We're dealing with semantics here, however I disagree that education is mainly an action you take upon yourself. Ideally it would be, however we are far from that being a reality for the general population. Today one receives an education dictated (partly by you), however mostly by others (schools, universities). The specific action under your control is to learn. Learning can only be done by you (because of your goals), however supplying the means or environment to learning can be the job of someone else (to assist you in your learning process, assist you in your education).
> What students need are role models...
That's exactly what I was trying to say. I believe the teacher should act as the role model. An anthropologist who could inspire you and generate the curiosity and interest would be the ideal role model for a captivated future anthropology student.
> I believe the teacher should act as the role model. An anthropologist who could inspire you and generate the curiosity and interest would be the ideal role model for a captivated future anthropology student.

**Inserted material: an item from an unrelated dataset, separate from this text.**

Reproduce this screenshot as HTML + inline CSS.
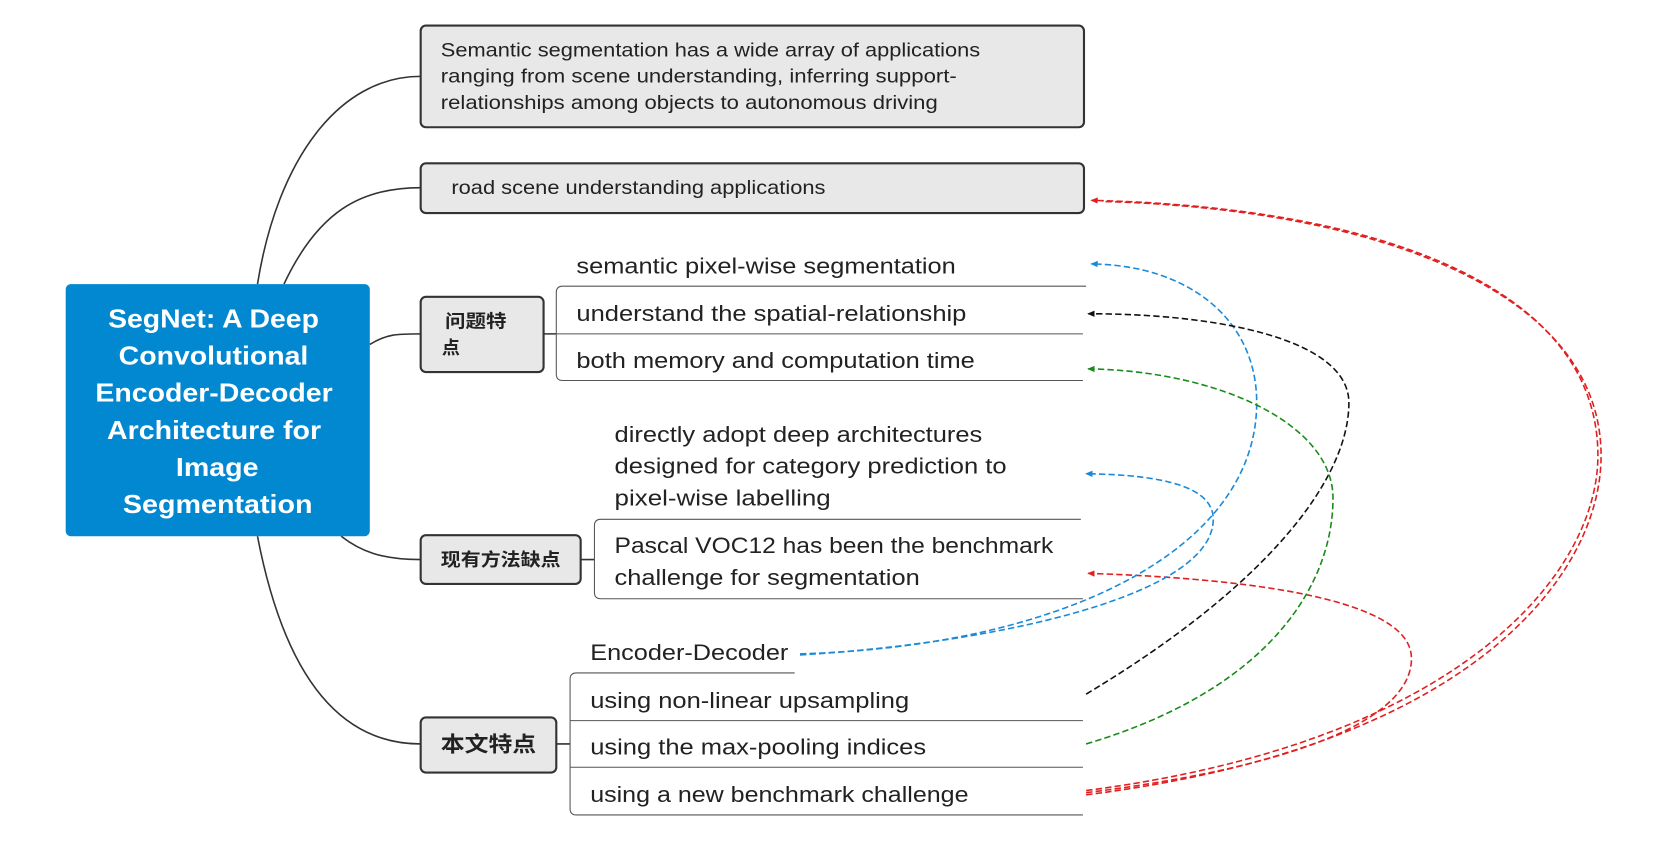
<!DOCTYPE html>
<html><head><meta charset="utf-8"><style>
html,body{margin:0;padding:0;background:#fff;}
svg{display:block;}
text{font-family:"Liberation Sans","Noto Sans CJK SC",sans-serif;fill:#222;}
</style></head><body>
<svg width="1653" height="850" viewBox="0 0 1560 802" xmlns="http://www.w3.org/2000/svg">
<defs>
<marker id="mr" markerWidth="8" markerHeight="8" refX="6" refY="4" orient="auto" markerUnits="userSpaceOnUse"><path d="M0,1 L7,4 L0,7 z" fill="#e02020"/></marker>
<marker id="mb" markerWidth="8" markerHeight="8" refX="6" refY="4" orient="auto" markerUnits="userSpaceOnUse"><path d="M0,1 L7,4 L0,7 z" fill="#1a8ad8"/></marker>
<marker id="mk" markerWidth="8" markerHeight="8" refX="6" refY="4" orient="auto" markerUnits="userSpaceOnUse"><path d="M0,1 L7,4 L0,7 z" fill="#111"/></marker>
<marker id="mg" markerWidth="8" markerHeight="8" refX="6" refY="4" orient="auto" markerUnits="userSpaceOnUse"><path d="M0,1 L7,4 L0,7 z" fill="#1a8a1a"/></marker>
</defs>
<g fill="none" stroke="#333" stroke-width="1.5">
<path d="M243,268 C 262,150 320,72 397,72"/>
<path d="M268,268 C 300,200 340,177 397,177"/>
<path d="M349,325 C 365,315 375,315 397,315"/>
<path d="M322,506 C 340,520 360,528 397,528"/>
<path d="M243,506 C 265,620 310,702 397,702"/>
<path d="M513,315 H525 M548,528 H561 M525,702 H538"/>
</g>
<rect x="62" y="268" width="287" height="238" rx="5" fill="#0288d1"/>
<g font-size="24.5" font-weight="bold" lengthAdjust="spacingAndGlyphs">
<text x="102" y="309" textLength="199" lengthAdjust="spacingAndGlyphs" style="fill:#fff">SegNet: A Deep</text>
<text x="112" y="344" textLength="179" lengthAdjust="spacingAndGlyphs" style="fill:#fff">Convolutional</text>
<text x="90" y="379" textLength="224" lengthAdjust="spacingAndGlyphs" style="fill:#fff">Encoder-Decoder</text>
<text x="101" y="414" textLength="202" lengthAdjust="spacingAndGlyphs" style="fill:#fff">Architecture for</text>
<text x="166" y="449" textLength="78" lengthAdjust="spacingAndGlyphs" style="fill:#fff">Image</text>
<text x="116" y="484" textLength="179" lengthAdjust="spacingAndGlyphs" style="fill:#fff">Segmentation</text>
</g>
<g fill="#e8e8e8" stroke="#333" stroke-width="2">
<rect x="397" y="24" width="626" height="96" rx="5"/>
<rect x="397" y="154" width="626" height="47" rx="5"/>
<rect x="397" y="280" width="116" height="71" rx="5"/>
<rect x="397" y="505" width="151" height="46" rx="5"/>
<rect x="397" y="677" width="128" height="52" rx="5"/>
</g>
<g font-size="18">
<text x="416" y="53" textLength="509" lengthAdjust="spacingAndGlyphs">Semantic segmentation has a wide array of applications</text>
<text x="416" y="78" textLength="487" lengthAdjust="spacingAndGlyphs">ranging from scene understanding, inferring support-</text>
<text x="416" y="103" textLength="469" lengthAdjust="spacingAndGlyphs">relationships among objects to autonomous driving</text>
<text x="426" y="183" textLength="353" lengthAdjust="spacingAndGlyphs">road scene understanding applications</text>
</g>
<g font-size="17" font-weight="bold">
<text x="420" y="309" textLength="58" lengthAdjust="spacingAndGlyphs">问题特</text>
<text x="417" y="334">点</text>
<text x="416" y="534" textLength="113" lengthAdjust="spacingAndGlyphs">现有方法缺点</text>
<text x="416" y="709" font-size="20" textLength="90" lengthAdjust="spacingAndGlyphs">本文特点</text>
</g>
<g fill="none" stroke="#555" stroke-width="1">
<path d="M1025,270 H531 Q525,270 525,276 V353 Q525,359 531,359 H1022 M525,315 H1022"/>
<path d="M1020,490 H567 Q561,490 561,496 V559 Q561,565 567,565 H1022"/>
<path d="M750,635 H544 Q538,635 538,641 V763 Q538,769 544,769 H1022 M538,680 H1022 M538,724 H1022"/>
</g>
<g font-size="21">
<text x="544" y="258" textLength="358" lengthAdjust="spacingAndGlyphs">semantic pixel-wise segmentation</text>
<text x="544" y="303" textLength="368" lengthAdjust="spacingAndGlyphs">understand the spatial-relationship</text>
<text x="544" y="347" textLength="376" lengthAdjust="spacingAndGlyphs">both memory and computation time</text>
<text x="580" y="417" textLength="347" lengthAdjust="spacingAndGlyphs">directly adopt deep architectures</text>
<text x="580" y="447" textLength="370" lengthAdjust="spacingAndGlyphs">designed for category prediction to</text>
<text x="580" y="477" textLength="204" lengthAdjust="spacingAndGlyphs">pixel-wise labelling</text>
<text x="580" y="522" textLength="414" lengthAdjust="spacingAndGlyphs">Pascal VOC12  has been the benchmark</text>
<text x="580" y="552" textLength="288" lengthAdjust="spacingAndGlyphs">challenge for segmentation</text>
<text x="557" y="623" textLength="187" lengthAdjust="spacingAndGlyphs">Encoder-Decoder</text>
<text x="557" y="668" textLength="301" lengthAdjust="spacingAndGlyphs">using non-linear upsampling</text>
<text x="557" y="712" textLength="317" lengthAdjust="spacingAndGlyphs">using the max-pooling indices</text>
<text x="557" y="757" textLength="357" lengthAdjust="spacingAndGlyphs">using a new benchmark challenge</text>
</g>
<g fill="none" stroke-width="1.5" stroke-dasharray="6,3">
<path d="M1025,746 C 1380,700 1508,540 1508,430 C 1508,270 1300,195 1030,189" stroke="#e02020" marker-end="url(#mr)"/>
<path d="M1025,750 C 1385,705 1511,545 1511,430 C 1511,275 1300,197 1040,190" stroke="#e02020"/>
<path d="M1025,748 C 1250,720 1334,670 1332,620 C 1330,560 1150,545 1027,541" stroke="#e02020" marker-end="url(#mr)"/>
<path d="M755,617 C 1000,610 1186,520 1186,380 C 1186,300 1120,250 1030,249" stroke="#1a8ad8" marker-end="url(#mb)"/>
<path d="M755,618 C 950,606 1145,560 1145,490 C 1145,460 1100,448 1025,447" stroke="#1a8ad8" marker-end="url(#mb)"/>
<path d="M1025,655 C 1200,550 1273,450 1273,380 C 1273,320 1150,296 1027,296" stroke="#111" marker-end="url(#mk)"/>
<path d="M1025,702 C 1200,650 1258,550 1258,470 C 1258,400 1150,350 1027,348" stroke="#1a8a1a" marker-end="url(#mg)"/>
</g>
</svg>
</body></html>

That's how I felt about that professor. He's sparked interest in a new to me topic. As for the waste of money, I'm not certain how the university system works outside of Canada, but here at UToronto, after you've picked 3 or more courses, the fees for the term become flat, i.e. you can pick 4 or 7 courses, and the total is the same. I personally think taking 5 purely major related courses at a university with so many potential topics of interest to explore is complete madness, so the flat fee system works quite well, IMO.
Even if it ends up costing you more than you'd like, in case of a student loan exceeding $7,000 annually, the Canadian Government forgives anything above that amount, which is great if one is living alone and has to pay rent and bills.

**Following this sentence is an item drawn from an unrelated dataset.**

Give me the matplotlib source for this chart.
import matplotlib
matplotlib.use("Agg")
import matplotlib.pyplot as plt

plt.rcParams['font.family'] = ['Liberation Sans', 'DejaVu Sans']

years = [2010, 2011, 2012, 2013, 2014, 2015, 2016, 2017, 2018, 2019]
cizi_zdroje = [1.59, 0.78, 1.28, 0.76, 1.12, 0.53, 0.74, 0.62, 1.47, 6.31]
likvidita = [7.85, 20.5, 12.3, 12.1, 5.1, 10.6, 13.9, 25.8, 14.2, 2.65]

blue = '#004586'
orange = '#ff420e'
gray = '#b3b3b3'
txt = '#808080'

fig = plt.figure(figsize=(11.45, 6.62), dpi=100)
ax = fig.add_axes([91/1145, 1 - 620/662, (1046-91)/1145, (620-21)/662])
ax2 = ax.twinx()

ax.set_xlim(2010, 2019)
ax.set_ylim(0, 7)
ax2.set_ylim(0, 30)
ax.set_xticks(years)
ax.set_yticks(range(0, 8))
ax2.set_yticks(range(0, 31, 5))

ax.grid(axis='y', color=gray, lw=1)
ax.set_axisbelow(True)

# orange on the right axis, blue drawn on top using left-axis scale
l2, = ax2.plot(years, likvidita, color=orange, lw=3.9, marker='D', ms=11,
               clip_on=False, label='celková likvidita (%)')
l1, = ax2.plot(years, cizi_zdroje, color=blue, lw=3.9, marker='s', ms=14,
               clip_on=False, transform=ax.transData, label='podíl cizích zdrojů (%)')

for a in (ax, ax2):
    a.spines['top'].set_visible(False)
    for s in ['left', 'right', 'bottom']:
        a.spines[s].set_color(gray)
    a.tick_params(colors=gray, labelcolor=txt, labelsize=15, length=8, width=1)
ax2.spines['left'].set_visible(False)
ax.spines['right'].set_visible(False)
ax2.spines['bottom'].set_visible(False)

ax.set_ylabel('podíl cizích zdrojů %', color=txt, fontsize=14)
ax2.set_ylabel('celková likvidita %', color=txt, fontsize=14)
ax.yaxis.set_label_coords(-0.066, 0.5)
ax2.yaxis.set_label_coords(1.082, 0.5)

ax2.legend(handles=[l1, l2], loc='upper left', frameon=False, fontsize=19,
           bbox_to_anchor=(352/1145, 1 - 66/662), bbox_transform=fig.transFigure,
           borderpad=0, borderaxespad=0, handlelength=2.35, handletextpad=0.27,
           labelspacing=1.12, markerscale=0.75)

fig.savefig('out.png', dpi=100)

Add to that all the possible term grants you can obtain, based on your marks, or in case of me, a low income, and it starts to make more sense to explore things a bit while at university.
While a bit off topic, I just wanted to justify taking seemingly unrelated courses for personal and not necessarily career related gain under the current education system.
I have a belief that if a professor assigned a 15 page paper on the first day of class on the first chapter in a textbook, you wouldn't see too much a difference than if you assigned it 6 weeks into the semester.
I seem to get this way more often in winter, so it seems like it could be something like Seasonal Affective Disorder (i.e. clinical depression), but I'm never depressed, just unable to convince myself to take any other path than the easiest one (e.g. fast food instead of home cooking, Short stories instead of novels, video games instead of hobby coding, organizing my computer rather than cleaning my house, etc.)
I have a feeling quite a lot of students could describe their problems with motivation in a similar way. It's not "I don't want to study right now, there's nothing fun about that," but rather "I can't study right now, because I am curled up in a ball of stress-avoidance." (If these students had an escapist crutch, like drinking to excess, this is when they would be doing it.)